**Goal:** Print them exactly: the lines from the beginning of the entries below through the line that contains "y_ticks = [0, 20, 40, 60, 80, 100, 120]", and only those, with the pictures left out.

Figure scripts
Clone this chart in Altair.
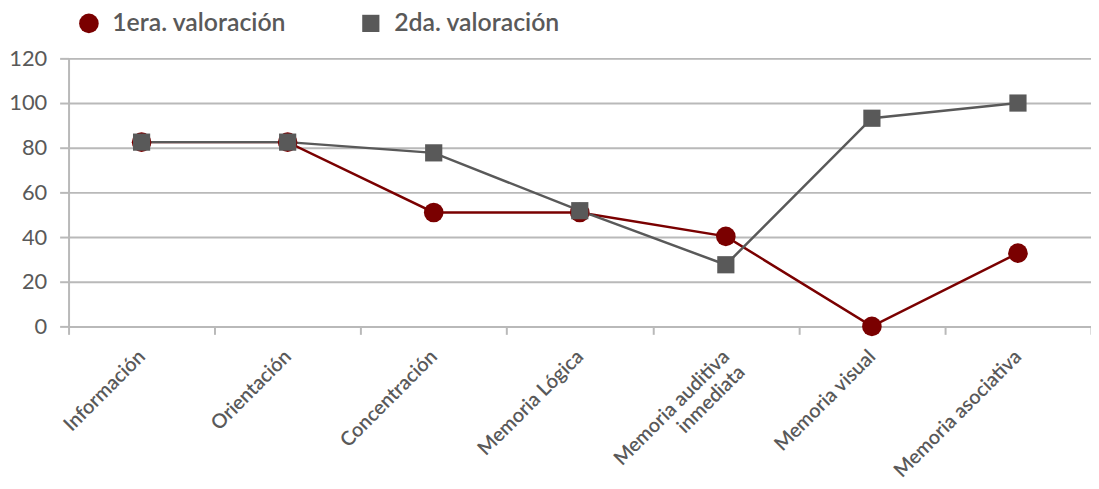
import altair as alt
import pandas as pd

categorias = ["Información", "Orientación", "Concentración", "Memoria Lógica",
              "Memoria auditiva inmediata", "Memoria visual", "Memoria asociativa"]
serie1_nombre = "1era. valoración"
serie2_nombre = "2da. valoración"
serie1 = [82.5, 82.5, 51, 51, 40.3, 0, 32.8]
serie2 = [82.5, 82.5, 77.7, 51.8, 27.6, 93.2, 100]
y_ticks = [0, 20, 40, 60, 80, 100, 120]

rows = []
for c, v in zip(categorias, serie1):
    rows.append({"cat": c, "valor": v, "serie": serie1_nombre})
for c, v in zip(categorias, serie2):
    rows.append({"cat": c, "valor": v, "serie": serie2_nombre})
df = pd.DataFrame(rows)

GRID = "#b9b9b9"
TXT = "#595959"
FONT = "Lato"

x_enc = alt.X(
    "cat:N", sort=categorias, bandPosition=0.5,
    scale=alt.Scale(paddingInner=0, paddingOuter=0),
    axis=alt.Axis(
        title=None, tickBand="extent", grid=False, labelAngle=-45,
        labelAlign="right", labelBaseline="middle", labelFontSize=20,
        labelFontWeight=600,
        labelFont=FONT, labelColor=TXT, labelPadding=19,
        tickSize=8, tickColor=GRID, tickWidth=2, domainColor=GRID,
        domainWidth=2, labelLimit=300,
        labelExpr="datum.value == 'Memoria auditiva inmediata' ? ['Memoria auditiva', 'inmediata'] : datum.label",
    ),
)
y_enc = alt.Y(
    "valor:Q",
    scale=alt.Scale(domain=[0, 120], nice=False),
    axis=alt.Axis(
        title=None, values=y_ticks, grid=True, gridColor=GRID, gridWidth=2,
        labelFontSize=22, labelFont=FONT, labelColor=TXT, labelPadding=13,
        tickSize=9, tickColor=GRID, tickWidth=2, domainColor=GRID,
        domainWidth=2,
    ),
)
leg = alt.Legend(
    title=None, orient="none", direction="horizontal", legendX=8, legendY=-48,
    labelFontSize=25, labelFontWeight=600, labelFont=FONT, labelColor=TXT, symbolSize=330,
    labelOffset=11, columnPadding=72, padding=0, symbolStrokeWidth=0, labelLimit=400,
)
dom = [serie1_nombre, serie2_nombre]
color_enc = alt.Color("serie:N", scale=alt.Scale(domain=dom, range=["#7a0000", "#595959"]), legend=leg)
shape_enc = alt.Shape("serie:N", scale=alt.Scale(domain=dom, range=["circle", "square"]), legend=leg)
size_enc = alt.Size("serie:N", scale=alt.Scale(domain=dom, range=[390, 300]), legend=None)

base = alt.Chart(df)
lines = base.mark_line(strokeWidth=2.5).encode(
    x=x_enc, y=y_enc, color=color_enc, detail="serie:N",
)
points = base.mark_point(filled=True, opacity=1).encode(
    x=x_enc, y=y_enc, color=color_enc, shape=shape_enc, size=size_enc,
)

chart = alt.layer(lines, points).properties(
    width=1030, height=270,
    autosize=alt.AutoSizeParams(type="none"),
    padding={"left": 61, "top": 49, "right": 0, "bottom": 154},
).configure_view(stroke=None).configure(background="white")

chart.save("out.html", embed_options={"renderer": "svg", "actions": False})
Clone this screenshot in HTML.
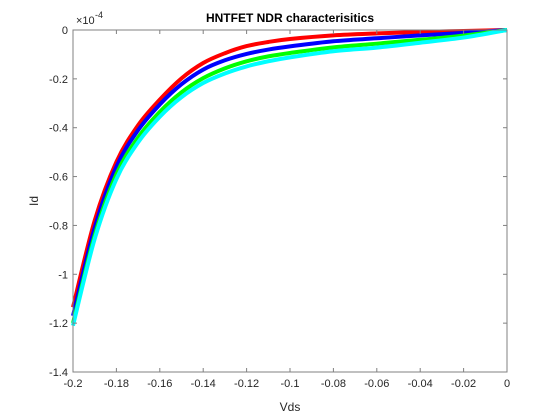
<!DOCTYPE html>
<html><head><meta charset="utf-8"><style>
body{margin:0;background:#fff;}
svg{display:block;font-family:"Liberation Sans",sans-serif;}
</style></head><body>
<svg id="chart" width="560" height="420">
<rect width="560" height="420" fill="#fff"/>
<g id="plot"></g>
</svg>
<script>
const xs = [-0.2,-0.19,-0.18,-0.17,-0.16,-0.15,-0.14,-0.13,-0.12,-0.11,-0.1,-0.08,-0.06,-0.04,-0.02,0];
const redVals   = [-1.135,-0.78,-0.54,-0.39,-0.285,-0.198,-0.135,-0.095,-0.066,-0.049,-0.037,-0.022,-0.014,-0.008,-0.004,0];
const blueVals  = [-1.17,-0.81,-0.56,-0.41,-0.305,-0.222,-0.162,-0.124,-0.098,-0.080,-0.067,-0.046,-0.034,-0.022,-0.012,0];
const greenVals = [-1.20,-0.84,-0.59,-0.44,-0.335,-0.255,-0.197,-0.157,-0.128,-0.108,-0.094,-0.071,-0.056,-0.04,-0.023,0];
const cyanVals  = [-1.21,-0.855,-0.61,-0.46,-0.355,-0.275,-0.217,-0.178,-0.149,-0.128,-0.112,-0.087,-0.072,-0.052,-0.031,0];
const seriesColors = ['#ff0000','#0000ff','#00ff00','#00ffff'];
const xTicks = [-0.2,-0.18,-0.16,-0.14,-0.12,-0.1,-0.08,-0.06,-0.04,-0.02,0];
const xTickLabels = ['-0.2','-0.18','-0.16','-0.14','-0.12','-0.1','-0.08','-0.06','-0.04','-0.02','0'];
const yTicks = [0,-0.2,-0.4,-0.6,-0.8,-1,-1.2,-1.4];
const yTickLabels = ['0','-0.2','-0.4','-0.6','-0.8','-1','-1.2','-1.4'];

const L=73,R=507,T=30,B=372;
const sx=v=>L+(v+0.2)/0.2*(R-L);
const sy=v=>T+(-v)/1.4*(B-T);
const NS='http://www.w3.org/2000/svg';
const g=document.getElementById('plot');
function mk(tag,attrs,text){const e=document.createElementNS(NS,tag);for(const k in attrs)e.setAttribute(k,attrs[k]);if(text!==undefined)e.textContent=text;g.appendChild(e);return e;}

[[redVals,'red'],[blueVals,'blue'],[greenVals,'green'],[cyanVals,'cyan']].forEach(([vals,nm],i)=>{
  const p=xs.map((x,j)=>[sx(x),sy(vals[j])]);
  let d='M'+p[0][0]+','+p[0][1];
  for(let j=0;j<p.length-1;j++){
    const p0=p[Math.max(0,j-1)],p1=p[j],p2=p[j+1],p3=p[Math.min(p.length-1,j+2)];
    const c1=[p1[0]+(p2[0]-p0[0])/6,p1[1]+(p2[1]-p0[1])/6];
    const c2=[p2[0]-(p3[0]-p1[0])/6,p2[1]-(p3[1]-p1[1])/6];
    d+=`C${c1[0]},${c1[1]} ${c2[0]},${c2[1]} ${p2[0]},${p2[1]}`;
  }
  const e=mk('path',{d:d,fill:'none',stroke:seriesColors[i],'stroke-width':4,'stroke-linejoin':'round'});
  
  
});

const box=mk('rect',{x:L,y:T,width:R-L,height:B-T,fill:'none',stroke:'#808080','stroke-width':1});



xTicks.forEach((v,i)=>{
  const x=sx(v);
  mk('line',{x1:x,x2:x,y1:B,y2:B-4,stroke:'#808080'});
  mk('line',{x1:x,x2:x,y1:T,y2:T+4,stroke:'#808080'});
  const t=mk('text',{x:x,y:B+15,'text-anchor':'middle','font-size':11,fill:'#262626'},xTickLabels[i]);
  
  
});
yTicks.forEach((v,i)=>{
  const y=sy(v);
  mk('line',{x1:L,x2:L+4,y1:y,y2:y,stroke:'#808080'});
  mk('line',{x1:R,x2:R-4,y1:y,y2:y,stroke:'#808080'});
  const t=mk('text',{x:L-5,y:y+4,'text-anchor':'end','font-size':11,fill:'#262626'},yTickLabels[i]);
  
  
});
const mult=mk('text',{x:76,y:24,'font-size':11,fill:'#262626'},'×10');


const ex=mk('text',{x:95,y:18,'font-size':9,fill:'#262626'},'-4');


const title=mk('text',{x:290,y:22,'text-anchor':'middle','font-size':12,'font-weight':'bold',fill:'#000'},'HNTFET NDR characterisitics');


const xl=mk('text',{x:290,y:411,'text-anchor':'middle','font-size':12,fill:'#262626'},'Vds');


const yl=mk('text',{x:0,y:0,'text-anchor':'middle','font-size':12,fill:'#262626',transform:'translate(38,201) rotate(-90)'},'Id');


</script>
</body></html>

**Result of this task:**
Clone this chart in Altair.
import altair as alt
import pandas as pd

categorias = ["Información", "Orientación", "Concentración", "Memoria Lógica",
              "Memoria auditiva inmediata", "Memoria visual", "Memoria asociativa"]
serie1_nombre = "1era. valoración"
serie2_nombre = "2da. valoración"
serie1 = [82.5, 82.5, 51, 51, 40.3, 0, 32.8]
serie2 = [82.5, 82.5, 77.7, 51.8, 27.6, 93.2, 100]
y_ticks = [0, 20, 40, 60, 80, 100, 120]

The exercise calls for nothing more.